Sarwono Kusumaatmadja: Pak Harto, Kisah Keunggulan Strategi

Kisah Keunggulan Strategi [1]

Sarwono Kusumaatmadja[2]

Jika saya menulis tentang Pak Harto, mungkin tidak tepat kalau·saya berpretensi menulis tentang seseorang yang saya kenai baik. Ada beberapa hal yang tidak memungkinkan saya mengenal beliau dari dekat. Sebagai pembantu beliau, saya baru berada di lingkungan pemerintahan sekitar tiga tahun. Ditilik dari segi lingkungan sosial, saya tidak pernah mempunyai alasan maupun kesempatan mengenalnya dari dekat. Apalagi dari segi usia; kami berdua adalah anggota dari dua generasi yang dibesarkan dalam kurun waktu yang berbeda.

Tetapi, bukannya tidak mungkin untuk menulis tentang seseorang yang secara pribadi tidak dapat diselami, apalagi jika kita berbicara tentang seorang tokoh nasional yang besar dan bersejarah seperti Pak Harto. Karena tokoh seperti beliau mempunyai pengaruh terhadap setiap orang di Indonesia. Tidak terkecuali diri saya. Kebetulan karena pengenalan saya mengenai beliau kurang lebih, tepat waktunya saat saya sebagai mahasiswa ITB bersentuhan dengan suatu bidang kehidupan yang ternyata merupakan bagian dari diri saya sampai sekarang, yaitu kehidupan politik.

Seperti banyak orang lain di Indonesia, pertama kali saya mendengar tentang Pak Harto adalah ketika mendengarkan pengumuman radio pada tanggal 1 Oktober 1965 jam tujuh malam. Setelah hampir seluruh hari kita mendengar pengumuman-pengumuman dari apa yang menamakan dirinya “Dewan Revolusi”, maka keterangan Mayjen. Soeharto, Panglima Kostrad, telah memberikan petunjuk yang jelas apa sebenarnya yang terjadi. Terlebih lagi, pengumuman Pangkostrad pada waktu itu memberikan pula petunjuk bahwa krisis yang sedang terjadi sedang diatasi. Bagi saya pada waktu itu, keterangan Pangkostrad adalah penting karena sebagaimana halnya bagian besar masyarakat lainnya di Bandung, pengumuman Dewan Revolusi bukan hanya kedengaran aneh, tapi juga menggelisahkan. Betapa tidak, karena dengan situasi politik pada waktu itu dimana terjadi ketegangan antara Angkatan Darat dengan pihak komunis, maka kabar yang dikumandangkan oleh Letkol. Untung membuat para mahasiswa anti-komunis di Bandung merasa khawatir bahwa telah terjadi perebutan kekuasaan yang efektif terhadap pemerintah oleh PKI.
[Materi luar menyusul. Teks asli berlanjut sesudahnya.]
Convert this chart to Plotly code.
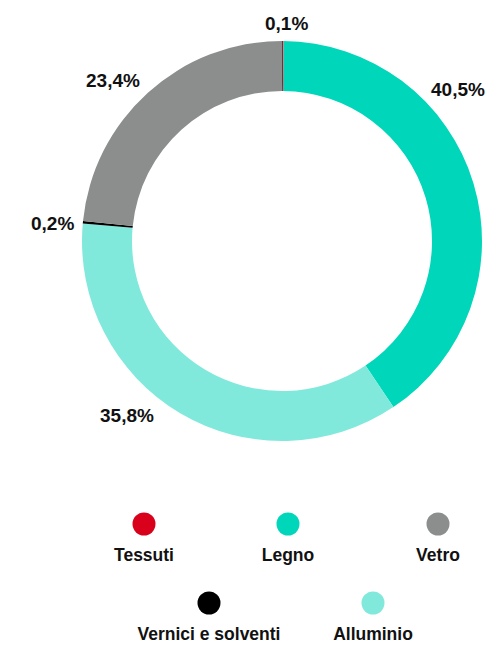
import plotly.graph_objects as go

# ---- data ----
categories = ["Tessuti", "Legno", "Alluminio", "Vernici e solventi", "Vetro"]
values = [0.1, 40.5, 35.8, 0.2, 23.4]
colors = ["#d9001b", "#00d6b9", "#80e9dc", "#000000", "#8c8e8e"]

# legend order (as displayed)
legend_items = ["Tessuti", "Legno", "Vetro", "Vernici e solventi", "Alluminio"]

# ---- layout/style (pixel space of 487x646 canvas) ----
W, H = 487, 646
label_pos = {  # percentage label centres
    "Tessuti": (286, 23),
    "Legno": (458, 89),
    "Alluminio": (127, 415),
    "Vernici e solventi": (52, 223),
    "Vetro": (113, 80),
}
legend_pos = {
    "Tessuti": (144, 524),
    "Legno": (288, 524),
    "Vetro": (438, 524),
    "Vernici e solventi": (209, 603),
    "Alluminio": (373, 603),
}
legend_text_dy = 33
FONT = "Liberation Sans, Arial, sans-serif"

cx, cy, R = 282, 241, 200

fig = go.Figure()
fig.add_trace(go.Pie(
    labels=categories,
    values=values,
    marker=dict(colors=colors, line=dict(width=0)),
    hole=0.75,
    sort=False,
    direction="clockwise",
    rotation=0,
    textinfo="none",
    hoverinfo="label+percent",
    showlegend=False,
    domain=dict(x=[(cx - R) / W, (cx + R) / W], y=[1 - (cy + R) / H, 1 - (cy - R) / H]),
))

color_of = dict(zip(categories, colors))
fig.add_trace(go.Scatter(
    x=[legend_pos[c][0] for c in legend_items],
    y=[legend_pos[c][1] for c in legend_items],
    mode="markers",
    marker=dict(size=23, color=[color_of[c] for c in legend_items], line=dict(width=0)),
    hoverinfo="skip",
    showlegend=False,
))
fig.add_trace(go.Scatter(
    x=[legend_pos[c][0] for c in legend_items],
    y=[legend_pos[c][1] + legend_text_dy for c in legend_items],
    mode="text",
    text=[f"<b>{c}</b>" for c in legend_items],
    textposition="middle center",
    textfont=dict(family=FONT, size=17.5, color="#111111"),
    hoverinfo="skip",
    showlegend=False,
))

annotations = []
for c, v in zip(categories, values):
    x, y = label_pos[c]
    annotations.append(dict(
        x=x, y=y, xref="x", yref="y",
        text="<b>" + f"{v:.1f}%".replace(".", ",") + "</b>",
        showarrow=False,
        font=dict(family=FONT, size=19, color="#111111"),
        xanchor="center", yanchor="middle",
    ))

fig.update_layout(
    width=W, height=H,
    margin=dict(l=0, r=0, t=0, b=0),
    paper_bgcolor="white",
    plot_bgcolor="rgba(0,0,0,0)",
    xaxis=dict(range=[0, W], visible=False, fixedrange=True, domain=[0, 1]),
    yaxis=dict(range=[H, 0], visible=False, fixedrange=True, domain=[0, 1]),
    annotations=annotations,
    font=dict(family=FONT),
)

fig.write_html(
    "out.html",
    config={"displayModeBar": False},
    post_script="document.body.style.margin='0';document.body.style.overflow='hidden';",
)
Pengumuman Pangkostrad itulah merupakan titik balik sejarah yang menentukan hancurnya komunisme di Indonesia, karena sejak itu terlihat betapa Mayjen. Soeharto dengan keberanian yang tinggi dan dengan sikap yang matang bukan saja menjelma menjadi pimpinan sementara Angkatan Darat, namun menjelma sebagai pimpinan seluruh kekuatan rakyat yang bangkit melawan komunisme. Apa yang terjadi selanjutnya, tentu telah menjadi bagian sejarah yang berlebihan jika diulang di sini. Namun ada baiknya jika artikel ini dipandang sebagai rangkaian peristiwa dari sudut lihat seorang mahasiswa terhadap peranan dari tokoh Soeharto dalam pembentukan Orde Baru.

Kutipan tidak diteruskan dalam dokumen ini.